I thought of the most profound moments of theological reckoning and recalled those stories I’d heard about a rag tag bunch of followers through-out time, getting it wrong, getting it right, and then getting it wrong again.
I thought of the most settling moments of safety and recalled when I went to university and shared a house with a girl who made me feel a little less anxious for some reason, only to realise that it was her familiar broad Bradford accent that put me at ease.
So off I went to Bradford for two weeks to work with The Zephaniah Trust. I saw first-hand the faces of children light up when the team walked into their assembly; I suppose very much the way mine once did. I stuffed envelopes and gave talks and sang and remembered all the actions. I was transported for two blissful weeks back to childhood.

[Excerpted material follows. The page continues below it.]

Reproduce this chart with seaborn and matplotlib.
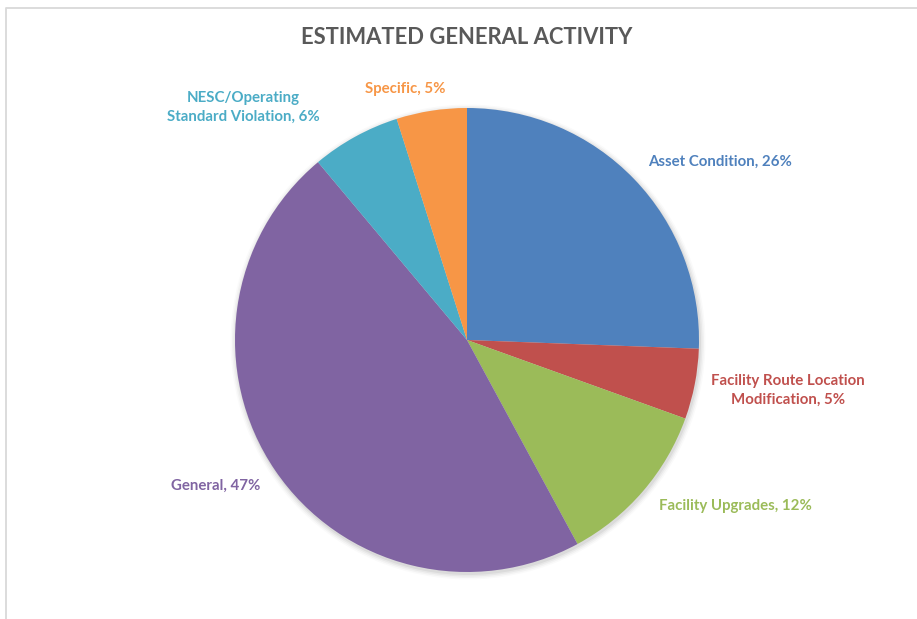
import numpy as np
import matplotlib
matplotlib.use("Agg")
import matplotlib.pyplot as plt
import seaborn as sns
from matplotlib.patches import Circle

categories = ["Asset Condition", "Facility Route Location\nModification", "Facility Upgrades",
              "General", "NESC/Operating\nStandard Violation", "Specific"]
values = [25.6, 4.9, 11.6, 46.8, 6.2, 4.9]
pct_labels = ["26%", "5%", "12%", "47%", "6%", "5%"]
colors = ["#4F81BD", "#C0504D", "#9BBB59", "#8064A2", "#4BACC6", "#F79646"]
title = "ESTIMATED GENERAL ACTIVITY"

sns.set_style("white")
plt.rcParams['font.family'] = ['Lato', 'DejaVu Sans']

W, H = 917, 619
fig = plt.figure(figsize=(W / 100, H / 100), dpi=100)
ax = fig.add_axes([0, 0, 1, 1])

# chart frame (top and left visible)
ax.plot([5.5, 5.5, W + 5], [-5, H - 7.5, H - 7.5], color="#D9D9D9", lw=1.3, clip_on=False)

cx, cy, r = 467, H - 340, 232

# soft shadow
for i, a in enumerate([0.05, 0.04, 0.03, 0.02]):
    ax.add_patch(Circle((cx + 1, cy - 2), r + 1 + i * 1.5, color="black", alpha=a, lw=0, zorder=1))

wedges, _ = ax.pie(values, colors=sns.color_palette(colors), startangle=90, counterclock=False,
                   center=(cx, cy), radius=r, frame=True,
                   wedgeprops=dict(linewidth=0, zorder=2))
ax.set_xlim(0, W)
ax.set_ylim(0, H)
ax.set_aspect('equal')
ax.axis('off')

# label placement: (distance factor relative to radius, angle shift in degrees)
label_cfg = [
    (1.335, -8.8),   # Asset Condition
    (1.40, 2.1),     # Facility Route
    (1.359, 8.9),    # Facility Upgrades
    (1.252, -4.0),   # General
    (1.393, 15.1),   # NESC
    (1.114, 5.1),    # Specific
]
for w, cat, pct, col, (d, sh) in zip(wedges, categories, pct_labels, colors, label_cfg):
    ang = np.deg2rad((w.theta1 + w.theta2) / 2 + sh)
    x = cx + r * d * np.cos(ang)
    y = cy + r * d * np.sin(ang)
    ax.text(x, y, f"{cat}, {pct}", color=col, fontsize=10.8, fontweight="bold",
            ha="center", va="center", multialignment="center", linespacing=1.45)

ax.text(467, H - 37, title, ha="center", va="center", fontsize=15.8, fontweight="bold", color="#595959")

fig.savefig("out.png", dpi=100)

Jesus said “whoever does not receive the kingdom of God like a child shall not enter it”. In my two weeks at Zephaniah I was privileged to watch people living, breathing, singing and imparting to others the beauty and innocence of the kingdom of God through the eyes of a child.
And it was through this that I realised what it was that had attracted me to that Big Friendly Giant* and his friends when I was small. When they came to visit they brought with them the wonder and the magic of Christ and his kingdom. It’s twenty years since those childhood visits now, and many things have changed just in the few years since my two weeks with Zeph Trust, most notably I now have a child of my own. I sincerely hope that I can bring the same sense of wonder to my son when telling him stories about Jesus and his followers. But in case I fail, I’m very, very glad that Zephaniah are still going strong, still inspiring, still lighting up faces and hearts across the country.
(*Not in any way related to or resembling a character from a beloved children’s book about a little girl who finds out how dreams are made…)
Rowena Wilding and the “hairy, smiling giant” have a lot in common; sparky, creative, beautifully opinionated, and with a deep love of curry! No wonder she fit in so well at Zephaniah! This Chelmsley Bird currently works in the third sector in Birmingham, where she is also wife to Andrew and mum to baby Tristan.